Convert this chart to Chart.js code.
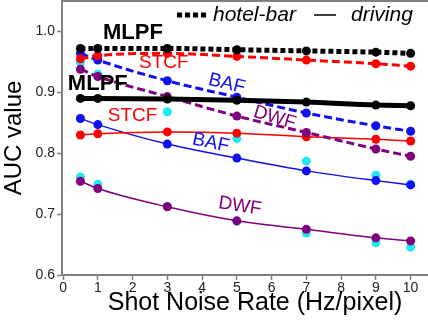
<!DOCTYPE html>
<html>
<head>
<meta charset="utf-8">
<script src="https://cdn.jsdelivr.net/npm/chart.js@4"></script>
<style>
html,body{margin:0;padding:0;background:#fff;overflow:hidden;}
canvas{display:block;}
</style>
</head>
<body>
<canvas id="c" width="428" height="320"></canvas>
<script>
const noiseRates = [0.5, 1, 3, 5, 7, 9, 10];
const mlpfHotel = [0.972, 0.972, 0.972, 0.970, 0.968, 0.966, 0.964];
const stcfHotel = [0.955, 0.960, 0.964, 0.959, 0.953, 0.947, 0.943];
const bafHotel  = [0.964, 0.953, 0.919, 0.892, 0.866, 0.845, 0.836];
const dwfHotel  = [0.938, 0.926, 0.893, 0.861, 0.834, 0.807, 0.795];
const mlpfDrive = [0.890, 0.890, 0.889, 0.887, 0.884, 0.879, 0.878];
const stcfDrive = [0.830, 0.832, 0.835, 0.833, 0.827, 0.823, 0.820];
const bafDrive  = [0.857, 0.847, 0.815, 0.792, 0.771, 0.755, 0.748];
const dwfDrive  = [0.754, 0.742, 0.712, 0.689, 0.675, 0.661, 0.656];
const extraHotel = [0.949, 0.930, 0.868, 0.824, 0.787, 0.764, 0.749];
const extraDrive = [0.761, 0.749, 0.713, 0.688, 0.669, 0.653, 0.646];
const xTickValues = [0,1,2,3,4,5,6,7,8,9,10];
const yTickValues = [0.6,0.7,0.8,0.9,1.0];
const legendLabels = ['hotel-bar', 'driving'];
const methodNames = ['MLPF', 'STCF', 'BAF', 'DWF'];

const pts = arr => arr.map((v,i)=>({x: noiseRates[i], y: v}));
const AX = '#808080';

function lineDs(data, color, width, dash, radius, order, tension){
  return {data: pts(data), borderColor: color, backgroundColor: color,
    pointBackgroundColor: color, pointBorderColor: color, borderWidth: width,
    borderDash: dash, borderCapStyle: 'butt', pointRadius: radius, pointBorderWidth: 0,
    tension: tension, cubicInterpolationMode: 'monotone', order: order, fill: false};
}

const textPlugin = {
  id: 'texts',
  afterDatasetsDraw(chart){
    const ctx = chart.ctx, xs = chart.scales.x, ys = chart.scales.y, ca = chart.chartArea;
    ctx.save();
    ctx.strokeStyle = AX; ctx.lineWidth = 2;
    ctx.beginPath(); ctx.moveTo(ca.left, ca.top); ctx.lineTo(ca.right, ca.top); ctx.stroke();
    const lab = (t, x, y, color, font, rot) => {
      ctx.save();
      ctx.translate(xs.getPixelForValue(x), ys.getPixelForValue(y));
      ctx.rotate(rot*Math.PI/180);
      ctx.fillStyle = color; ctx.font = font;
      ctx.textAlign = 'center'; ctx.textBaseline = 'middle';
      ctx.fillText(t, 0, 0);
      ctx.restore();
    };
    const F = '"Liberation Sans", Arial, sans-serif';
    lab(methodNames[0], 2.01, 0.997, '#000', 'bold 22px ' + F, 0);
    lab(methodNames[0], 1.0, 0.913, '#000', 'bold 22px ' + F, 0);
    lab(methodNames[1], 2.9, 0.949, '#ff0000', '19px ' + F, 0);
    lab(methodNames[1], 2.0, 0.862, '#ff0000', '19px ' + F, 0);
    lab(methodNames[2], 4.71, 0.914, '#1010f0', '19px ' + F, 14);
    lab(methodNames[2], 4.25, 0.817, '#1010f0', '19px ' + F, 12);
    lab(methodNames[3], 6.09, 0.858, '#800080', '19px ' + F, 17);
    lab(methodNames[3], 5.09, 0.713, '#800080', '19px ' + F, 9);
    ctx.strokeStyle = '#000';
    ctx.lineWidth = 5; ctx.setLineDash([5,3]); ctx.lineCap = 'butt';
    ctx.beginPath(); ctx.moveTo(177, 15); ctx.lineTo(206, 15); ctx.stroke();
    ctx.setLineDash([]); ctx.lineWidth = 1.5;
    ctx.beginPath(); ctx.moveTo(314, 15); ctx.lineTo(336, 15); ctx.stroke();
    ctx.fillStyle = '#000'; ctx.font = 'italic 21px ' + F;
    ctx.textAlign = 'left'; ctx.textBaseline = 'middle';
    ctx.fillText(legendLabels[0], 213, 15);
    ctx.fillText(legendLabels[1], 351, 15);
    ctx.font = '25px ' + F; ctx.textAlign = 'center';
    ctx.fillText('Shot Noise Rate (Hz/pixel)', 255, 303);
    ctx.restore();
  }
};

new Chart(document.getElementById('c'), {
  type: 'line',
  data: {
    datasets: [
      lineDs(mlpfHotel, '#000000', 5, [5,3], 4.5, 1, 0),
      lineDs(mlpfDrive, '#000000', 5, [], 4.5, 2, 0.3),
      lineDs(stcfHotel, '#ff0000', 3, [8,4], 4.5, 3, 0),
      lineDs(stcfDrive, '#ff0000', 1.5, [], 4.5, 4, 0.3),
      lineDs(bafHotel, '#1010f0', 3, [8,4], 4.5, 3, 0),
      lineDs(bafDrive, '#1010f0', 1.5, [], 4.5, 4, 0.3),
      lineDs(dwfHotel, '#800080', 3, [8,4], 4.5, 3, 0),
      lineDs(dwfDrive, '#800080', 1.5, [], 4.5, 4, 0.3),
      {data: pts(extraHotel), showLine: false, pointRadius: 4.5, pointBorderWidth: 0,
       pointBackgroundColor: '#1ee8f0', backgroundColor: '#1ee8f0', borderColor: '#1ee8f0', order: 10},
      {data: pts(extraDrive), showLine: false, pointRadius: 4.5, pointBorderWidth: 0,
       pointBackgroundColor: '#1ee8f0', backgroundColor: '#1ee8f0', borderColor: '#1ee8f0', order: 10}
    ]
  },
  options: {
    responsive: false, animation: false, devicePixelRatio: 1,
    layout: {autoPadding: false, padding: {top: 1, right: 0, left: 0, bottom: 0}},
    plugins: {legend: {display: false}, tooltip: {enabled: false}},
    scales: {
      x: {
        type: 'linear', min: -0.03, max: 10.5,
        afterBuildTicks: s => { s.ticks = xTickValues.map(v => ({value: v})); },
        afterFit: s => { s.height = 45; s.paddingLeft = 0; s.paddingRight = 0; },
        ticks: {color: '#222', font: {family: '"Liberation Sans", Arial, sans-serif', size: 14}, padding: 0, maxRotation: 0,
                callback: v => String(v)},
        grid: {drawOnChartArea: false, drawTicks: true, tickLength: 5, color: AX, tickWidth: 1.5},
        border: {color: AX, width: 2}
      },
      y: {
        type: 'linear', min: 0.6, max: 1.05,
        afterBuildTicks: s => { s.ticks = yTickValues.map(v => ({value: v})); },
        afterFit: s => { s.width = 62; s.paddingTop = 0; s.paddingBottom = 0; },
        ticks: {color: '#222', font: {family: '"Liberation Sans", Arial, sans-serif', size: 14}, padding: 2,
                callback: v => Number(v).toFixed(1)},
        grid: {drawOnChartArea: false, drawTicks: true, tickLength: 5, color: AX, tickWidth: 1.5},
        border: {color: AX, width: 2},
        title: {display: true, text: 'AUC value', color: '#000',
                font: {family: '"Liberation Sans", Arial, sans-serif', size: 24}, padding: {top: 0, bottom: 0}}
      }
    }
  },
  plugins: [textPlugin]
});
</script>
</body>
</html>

__________

[PROBLEM TO SOLVE] Repeat the listing above exactly, with no pictures.

[CORRECT RESULT]
Convert this chart to Chart.js code.
<!DOCTYPE html>
<html>
<head>
<meta charset="utf-8">
<script src="https://cdn.jsdelivr.net/npm/chart.js@4"></script>
<style>
html,body{margin:0;padding:0;background:#fff;overflow:hidden;}
canvas{display:block;}
</style>
</head>
<body>
<canvas id="c" width="428" height="320"></canvas>
<script>
const noiseRates = [0.5, 1, 3, 5, 7, 9, 10];
const mlpfHotel = [0.972, 0.972, 0.972, 0.970, 0.968, 0.966, 0.964];
const stcfHotel = [0.955, 0.960, 0.964, 0.959, 0.953, 0.947, 0.943];
const bafHotel  = [0.964, 0.953, 0.919, 0.892, 0.866, 0.845, 0.836];
const dwfHotel  = [0.938, 0.926, 0.893, 0.861, 0.834, 0.807, 0.795];
const mlpfDrive = [0.890, 0.890, 0.889, 0.887, 0.884, 0.879, 0.878];
const stcfDrive = [0.830, 0.832, 0.835, 0.833, 0.827, 0.823, 0.820];
const bafDrive  = [0.857, 0.847, 0.815, 0.792, 0.771, 0.755, 0.748];
const dwfDrive  = [0.754, 0.742, 0.712, 0.689, 0.675, 0.661, 0.656];
const extraHotel = [0.949, 0.930, 0.868, 0.824, 0.787, 0.764, 0.749];
const extraDrive = [0.761, 0.749, 0.713, 0.688, 0.669, 0.653, 0.646];
const xTickValues = [0,1,2,3,4,5,6,7,8,9,10];
const yTickValues = [0.6,0.7,0.8,0.9,1.0];
const legendLabels = ['hotel-bar', 'driving'];
const methodNames = ['MLPF', 'STCF', 'BAF', 'DWF'];

const pts = arr => arr.map((v,i)=>({x: noiseRates[i], y: v}));
const AX = '#808080';

function lineDs(data, color, width, dash, radius, order, tension){
  return {data: pts(data), borderColor: color, backgroundColor: color,
    pointBackgroundColor: color, pointBorderColor: color, borderWidth: width,
    borderDash: dash, borderCapStyle: 'butt', pointRadius: radius, pointBorderWidth: 0,
    tension: tension, cubicInterpolationMode: 'monotone', order: order, fill: false};
}

const textPlugin = {
  id: 'texts',
  afterDatasetsDraw(chart){
    const ctx = chart.ctx, xs = chart.scales.x, ys = chart.scales.y, ca = chart.chartArea;
    ctx.save();
    ctx.strokeStyle = AX; ctx.lineWidth = 2;
    ctx.beginPath(); ctx.moveTo(ca.left, ca.top); ctx.lineTo(ca.right, ca.top); ctx.stroke();
    const lab = (t, x, y, color, font, rot) => {
      ctx.save();
      ctx.translate(xs.getPixelForValue(x), ys.getPixelForValue(y));
      ctx.rotate(rot*Math.PI/180);
      ctx.fillStyle = color; ctx.font = font;
      ctx.textAlign = 'center'; ctx.textBaseline = 'middle';
      ctx.fillText(t, 0, 0);
      ctx.restore();
    };
    const F = '"Liberation Sans", Arial, sans-serif';
    lab(methodNames[0], 2.01, 0.997, '#000', 'bold 22px ' + F, 0);
    lab(methodNames[0], 1.0, 0.913, '#000', 'bold 22px ' + F, 0);
    lab(methodNames[1], 2.9, 0.949, '#ff0000', '19px ' + F, 0);
    lab(methodNames[1], 2.0, 0.862, '#ff0000', '19px ' + F, 0);
    lab(methodNames[2], 4.71, 0.914, '#1010f0', '19px ' + F, 14);
    lab(methodNames[2], 4.25, 0.817, '#1010f0', '19px ' + F, 12);
    lab(methodNames[3], 6.09, 0.858, '#800080', '19px ' + F, 17);
    lab(methodNames[3], 5.09, 0.713, '#800080', '19px ' + F, 9);
    ctx.strokeStyle = '#000';
    ctx.lineWidth = 5; ctx.setLineDash([5,3]); ctx.lineCap = 'butt';
    ctx.beginPath(); ctx.moveTo(177, 15); ctx.lineTo(206, 15); ctx.stroke();
    ctx.setLineDash([]); ctx.lineWidth = 1.5;
    ctx.beginPath(); ctx.moveTo(314, 15); ctx.lineTo(336, 15); ctx.stroke();
    ctx.fillStyle = '#000'; ctx.font = 'italic 21px ' + F;
    ctx.textAlign = 'left'; ctx.textBaseline = 'middle';
    ctx.fillText(legendLabels[0], 213, 15);
    ctx.fillText(legendLabels[1], 351, 15);
    ctx.font = '25px ' + F; ctx.textAlign = 'center';
    ctx.fillText('Shot Noise Rate (Hz/pixel)', 255, 303);
    ctx.restore();
  }
};

new Chart(document.getElementById('c'), {
  type: 'line',
  data: {
    datasets: [
      lineDs(mlpfHotel, '#000000', 5, [5,3], 4.5, 1, 0),
      lineDs(mlpfDrive, '#000000', 5, [], 4.5, 2, 0.3),
      lineDs(stcfHotel, '#ff0000', 3, [8,4], 4.5, 3, 0),
      lineDs(stcfDrive, '#ff0000', 1.5, [], 4.5, 4, 0.3),
      lineDs(bafHotel, '#1010f0', 3, [8,4], 4.5, 3, 0),
      lineDs(bafDrive, '#1010f0', 1.5, [], 4.5, 4, 0.3),
      lineDs(dwfHotel, '#800080', 3, [8,4], 4.5, 3, 0),
      lineDs(dwfDrive, '#800080', 1.5, [], 4.5, 4, 0.3),
      {data: pts(extraHotel), showLine: false, pointRadius: 4.5, pointBorderWidth: 0,
       pointBackgroundColor: '#1ee8f0', backgroundColor: '#1ee8f0', borderColor: '#1ee8f0', order: 10},
      {data: pts(extraDrive), showLine: false, pointRadius: 4.5, pointBorderWidth: 0,
       pointBackgroundColor: '#1ee8f0', backgroundColor: '#1ee8f0', borderColor: '#1ee8f0', order: 10}
    ]
  },
  options: {
    responsive: false, animation: false, devicePixelRatio: 1,
    layout: {autoPadding: false, padding: {top: 1, right: 0, left: 0, bottom: 0}},
    plugins: {legend: {display: false}, tooltip: {enabled: false}},
    scales: {
      x: {
        type: 'linear', min: -0.03, max: 10.5,
        afterBuildTicks: s => { s.ticks = xTickValues.map(v => ({value: v})); },
        afterFit: s => { s.height = 45; s.paddingLeft = 0; s.paddingRight = 0; },
        ticks: {color: '#222', font: {family: '"Liberation Sans", Arial, sans-serif', size: 14}, padding: 0, maxRotation: 0,
                callback: v => String(v)},
        grid: {drawOnChartArea: false, drawTicks: true, tickLength: 5, color: AX, tickWidth: 1.5},
        border: {color: AX, width: 2}
      },
      y: {
        type: 'linear', min: 0.6, max: 1.05,
        afterBuildTicks: s => { s.ticks = yTickValues.map(v => ({value: v})); },
        afterFit: s => { s.width = 62; s.paddingTop = 0; s.paddingBottom = 0; },
        ticks: {color: '#222', font: {family: '"Liberation Sans", Arial, sans-serif', size: 14}, padding: 2,
                callback: v => Number(v).toFixed(1)},
        grid: {drawOnChartArea: false, drawTicks: true, tickLength: 5, color: AX, tickWidth: 1.5},
        border: {color: AX, width: 2},
        title: {display: true, text: 'AUC value', color: '#000',
                font: {family: '"Liberation Sans", Arial, sans-serif', size: 24}, padding: {top: 0, bottom: 0}}
      }
    }
  },
  plugins: [textPlugin]
});
</script>
</body>
</html>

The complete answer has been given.